SC: Cela fait des années que la situation au pays est difficile à digérer pour les Togolais. Les manifestations du 19/08 ont été réprimées avec force provoquant de nombreux blessés. De plus, de nombreux manifestants ont été emprisonnés et n'ont été relâchés qu'après plusieurs efforts de médiations de la société civile et des ambassades. En novembre 2017, des milices que le gouvernement appelle des comités d'auto-défense ont été mandaté pour mener les représailles contre les manifestants. La montée des violences a été évoqué par le gouvernement pour suspendre le droit de manifester mais cela a amplifié la colère de l'opposition. Il a fallu une médiation intense grâce au Ghana, à la Guinée et d'autres ambassades pour que les manifestations puissent reprendre et éviter un autre déferlement de violence.
GV: Il y a-t-il eu un impact économique ou social sur le fonctionnement du pays ?
YD: Compte tenu de la situation économique du pays, les personnes qui manifestent sont majoritairement dans l’économie informelle, sans emploi,ou étudiants. Un salarié ne prendra pas la journée ou quelque heures pour aller manifester car il n'est pas garanti que le poste qui lui permet de nourrir sa famille et de subvenir a ses besoins l'attendra encore a son retour. Donc les entreprises tournent, certaines choses sont faites mais l’économie tourne au ralenti.
SC: La crise actuelle a eu une forte incidence économique et sociale. La circulation est forcément ralentie lors des manifestations ce qui a un impact sur les activités des taxis, transports et le commerce en général. Les commerçants dans les centre-villes subissent aussi un ralentissement de leurs activités.
GV: La constitution prévoit-elle une décision sur les candidats pour les élections prochaines ?
SC: Il n'existe pas de limitations dans la constitution en vigueur.
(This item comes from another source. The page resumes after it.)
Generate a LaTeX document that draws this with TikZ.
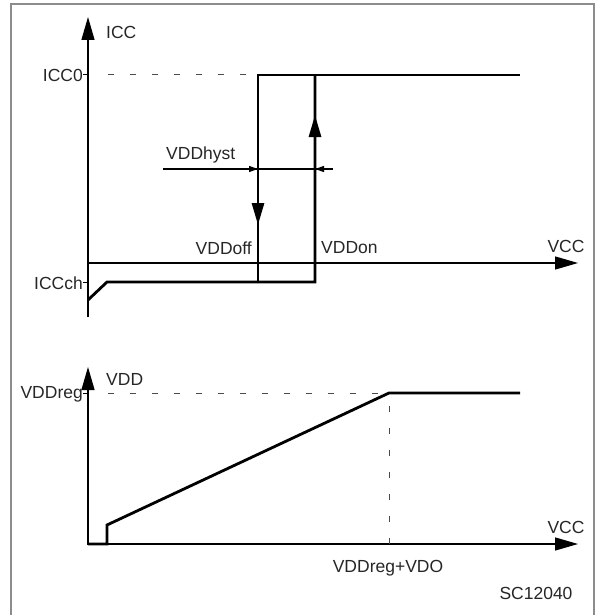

La constitution a été modifiée à plusieurs reprises. Celle qui a été voté par la majorité des Togolais en 1992 a été amendée par une assemblée nationale favorable au président en 2002. Les manifestants veulent revenir à celle de 1992 qui stipule que nul ne peut faire plus de 2 mandats.
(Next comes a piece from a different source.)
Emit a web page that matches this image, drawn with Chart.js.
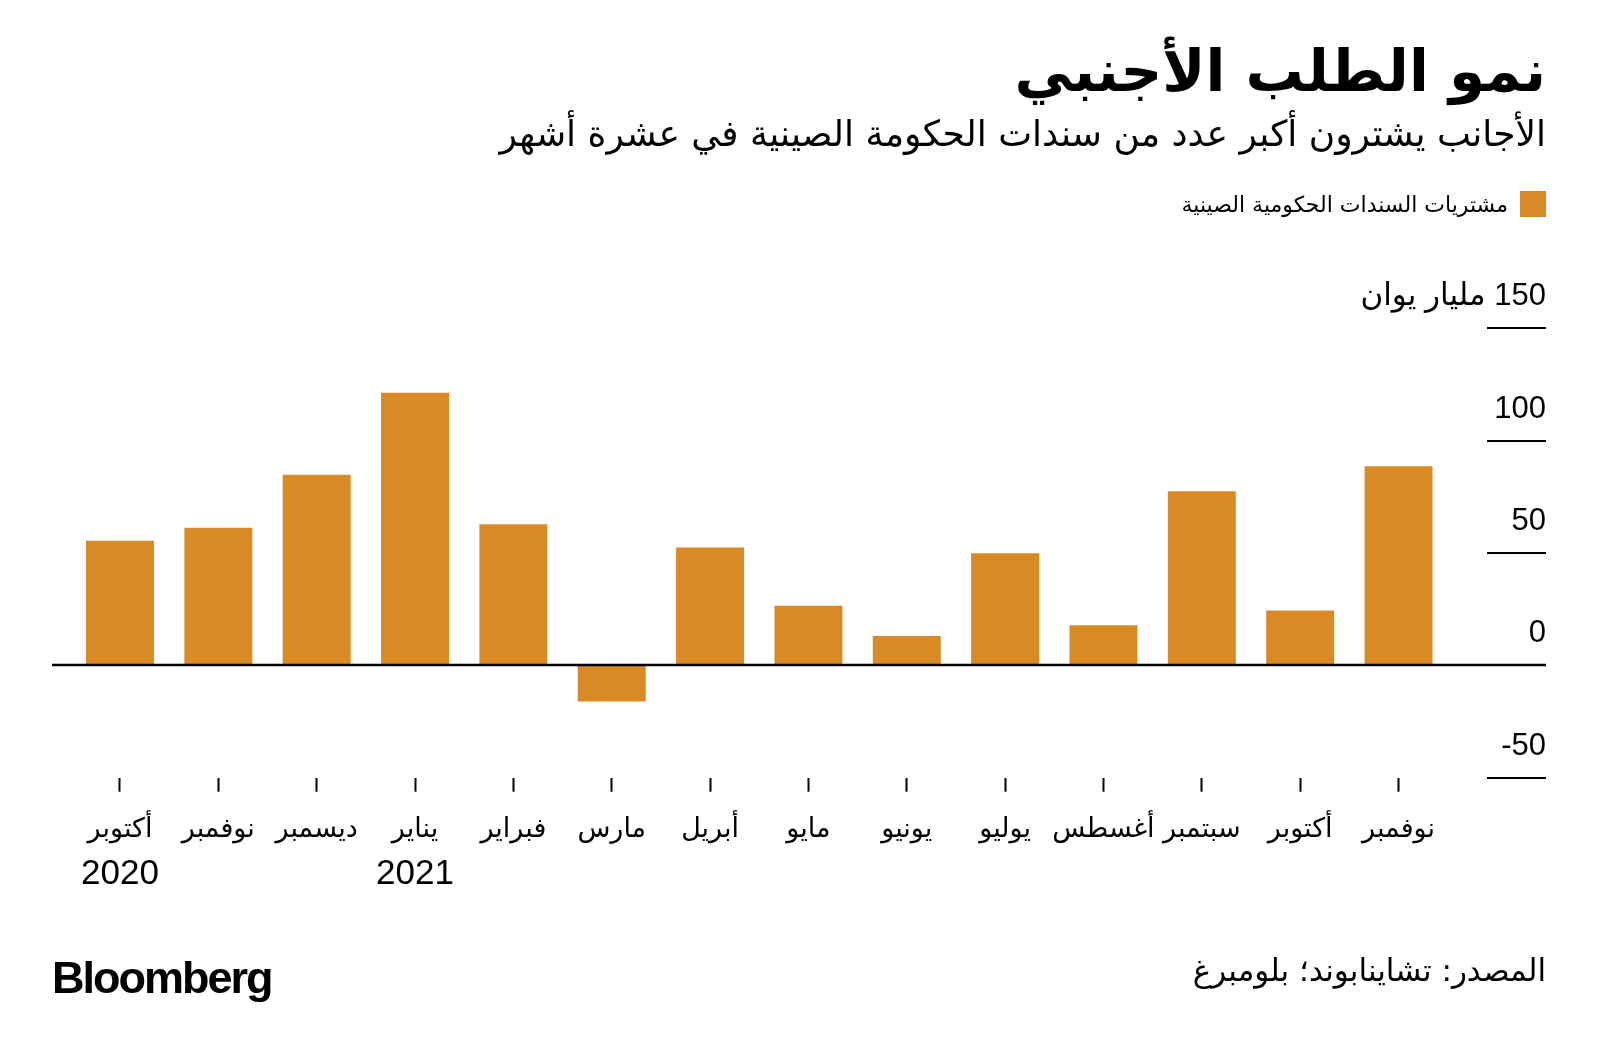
<!DOCTYPE html>
<html lang="ar">
<head>
<meta charset="utf-8">
<script src="https://cdn.jsdelivr.net/npm/chart.js@4.4.1/dist/chart.umd.min.js"></script>
<style>
  html, body { margin: 0; padding: 0; background: #fff; }
  #page { position: relative; width: 1600px; height: 1057px; overflow: hidden; font-family: "Liberation Sans", "DejaVu Sans", sans-serif; color: #000; }
  #chart { position: absolute; left: 0; top: 0; }
  .txt { position: absolute; right: 54px; direction: rtl; white-space: nowrap; line-height: 1; }
  #title { top: 42px; font-size: 58px; font-weight: bold; font-family: "DejaVu Sans", sans-serif; }
  #subtitle { top: 116px; font-size: 36px; font-family: "DejaVu Sans", sans-serif; }
  #legend { top: 191px; right: 54px; height: 26px; display: flex; align-items: center; direction: rtl; position: absolute; }
  #legend .sw { width: 26px; height: 26px; background: #DA8A24; margin-left: 12px; }
  #legend span { font-size: 22px; font-family: "DejaVu Sans", sans-serif; }
  #source { top: 955px; font-size: 31px; font-family: "DejaVu Sans", sans-serif; }
  #logo { position: absolute; left: 52px; top: 952px; font-size: 45px; font-weight: bold; letter-spacing: -2px; font-family: "Liberation Sans", sans-serif; }
</style>
</head>
<body>
<div id="page">
  <canvas id="chart" width="1600" height="1057"></canvas>
  <div class="txt" id="title">نمو الطلب الأجنبي</div>
  <div class="txt" id="subtitle">الأجانب يشترون أكبر عدد من سندات الحكومة الصينية في عشرة أشهر</div>
  <div id="legend"><div class="sw"></div><span>مشتريات السندات الحكومية الصينية</span></div>
  <div class="txt" id="source">المصدر: تشاينابوند؛ بلومبرغ</div>
  <div id="logo">Bloomberg</div>
</div>
<script>
// months, left to right as in the picture
var months = ['أكتوبر', 'نوفمبر', 'ديسمبر', 'يناير', 'فبراير', 'مارس', 'أبريل', 'مايو', 'يونيو', 'يوليو', 'أغسطس', 'سبتمبر', 'أكتوبر', 'نوفمبر'];
var years = ['2020', '', '', '2021', '', '', '', '', '', '', '', '', '', ''];
// foreign purchases of Chinese government bonds, billion yuan
var purchases = [55.4, 61.2, 84.8, 121.3, 62.8, -16.1, 52.4, 26.5, 13.0, 49.9, 17.8, 77.5, 24.4, 88.6];
var yTicks = [-50, 0, 50, 100, 150];
var yUnit = 'مليار يوان';

var barColor = '#DA8A24';

// right hand value labels with short rules, plus the zero line
var axisDecor = {
    id: 'axisDecor',
    afterDatasetsDraw: function (chart) {
        var ctx = chart.ctx;
        var y = chart.scales.y;
        ctx.save();
        ctx.strokeStyle = '#000';
        ctx.fillStyle = '#000';
        ctx.font = '31px "Liberation Sans", "DejaVu Sans", sans-serif';
        ctx.textAlign = 'right';
        ctx.textBaseline = 'alphabetic';
        yTicks.forEach(function (v, i) {
            var py = Math.round(y.getPixelForValue(v));
            ctx.lineWidth = 2;
            ctx.beginPath();
            ctx.moveTo(1487, py);
            ctx.lineTo(1546, py);
            ctx.stroke();
            var top = i === yTicks.length - 1;
            ctx.direction = top ? 'rtl' : 'ltr';
            ctx.fillText(top ? v + ' ' + yUnit : String(v), 1546, py - 23);
        });
        var z = Math.round(y.getPixelForValue(0));
        ctx.lineWidth = 2.5;
        ctx.beginPath();
        ctx.moveTo(52, z);
        ctx.lineTo(1546, z);
        ctx.stroke();
        ctx.restore();
    }
};

var ctx = document.getElementById('chart').getContext('2d');
var chart = new Chart(ctx, {
    type: 'bar',
    data: {
        labels: months,
        datasets: [{
            label: 'مشتريات السندات الحكومية الصينية',
            data: purchases,
            backgroundColor: barColor,
            borderWidth: 0,
            categoryPercentage: 1,
            barPercentage: 0.691
        }]
    },
    options: {
        responsive: false,
        animation: false,
        layout: { padding: { left: 70.8, right: 152.3, top: 328.2, bottom: 0 } },
        plugins: { legend: { display: false }, tooltip: { enabled: false } },
        scales: {
            x: {
                weight: 0,
                offset: true,
                grid: { offset: false, drawOnChartArea: false, drawTicks: true, tickLength: 14, tickColor: '#000', tickWidth: 2 },
                border: { display: false },
                ticks: {
                    color: '#000',
                    padding: 22,
                    maxRotation: 0,
                    autoSkip: false,
                    font: { family: '"DejaVu Sans", sans-serif', size: 27, lineHeight: 1.2 }
                },
                afterFit: function (scale) { scale.height = 70; }
            },
            x2: {
                type: 'category',
                position: 'bottom',
                weight: 1,
                offset: true,
                labels: years,
                grid: { display: false },
                border: { display: false },
                ticks: {
                    color: '#000',
                    padding: -2,
                    maxRotation: 0,
                    autoSkip: false,
                    font: { family: '"Liberation Sans", sans-serif', size: 35, lineHeight: 1.2 }
                },
                afterFit: function (scale) { scale.height = 1057 - 777.7 - 70; }
            },
            y: {
                display: false,
                min: -50,
                max: 150,
                ticks: { stepSize: 50 }
            }
        }
    },
    plugins: [axisDecor]
});
</script>
</body>
</html>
YD: Sincèrement, je ne sais plus ce que prévoit la constitution. Elle a ete changée, malmenée ou réinterprétée tellement de fois que je ne m'y fie plus. Le peuple togolais doit créer ses propres règles.
GV: Selon vous, quelles sont les issues possibles à cette crise ?
YD: Il y a 2 scénarios possibles: le status quo ou le changement.
En 2005, lors de la mort du Président Gnassingbe Eyadema, le père du president actuel, il y a eu de nombreuses manifestations menées par les Togolais à travers le monde pour exiger un changement politique. Rien n'y a fait. Le status quo a gagné et le fils a succédé au père. Après la chute de l'ancien président Blaise Compaoré au Burkina Faso, j'ai eu la chance d'avoir un entretien avec l'Ambassadeur Charles R. Stith qui dirigeait l'ancien Centre d'Etudes des Présidences Africaines à Boston University. Lorsque je lui est posé des questions sur les transitions politiques en Afrique de l'Ouest, il a dit ” le pouvoir est une séductrice et une fois qu'elle vous embrasse, il est difficile de tourner la tète. Il est très difficile de rester au pouvoir plus de 8 à 10 ans et encore avoir quelque chose à contribuer”. Le statu quo est très tentant mais nous sommes à un point où le Togo a besoin de changement. Le changement peut prendre plusieurs formes. Les différentes transitions politiques au Ghana, Bénin, Burkina Faso, Kenya ou plus récemment au Zimbabwe nous montrent plusieurs modèles. C'est au pouvoir en place de décider quelle voie il décide d'emprunter.SC: Il faut aller au dialogue mais un vrai dialogue constructif. Plusieurs tentatives de dialogues ont abouti à rien auparavant car aucun accord n’ a été respecté. Il faudra aboutir à un accord signé par tous les partis et une recommandation gouvernementale pour l'implémentation de ces accords.
GV: Il y a -t-il un aspect méconnu du grand public sur la situation au Togo que tu aimerais que les gens hors du Togo connaissent pour comprendre la situation ?
YD: Des gens meurent et souffrent et cela dure non pas depuis le mois d’août mais depuis des années. Quand je rentre au pays, je peux voir de mes propres yeux la dégradation de la situation économique de la population et la concentration de la richesse dans les mains de quelques uns. Je n'ai pas besoin de statistiques économiques pour le constater. Et cela fait mal, parce que sur le papier, le Togo a tous les atouts pour prospérer. C'est un pays avec des richesses considérables sur seulement 57,000 km2 et 7.6 millions d'habitants. A l’époque de mes parents, le Togo était connu comme “la Suisse de l'Afrique”. Ma génération n'a jamais connu cette époque. Malgré tout, la population togolaise est assez résiliente et religieuse dans son ensemble. Une phrase ironique a circule ces dernières semaines après la chute de Mugabe au Zimbabwe: ” On prie pour le Togo, et Dieu répond au Zimbabwe.”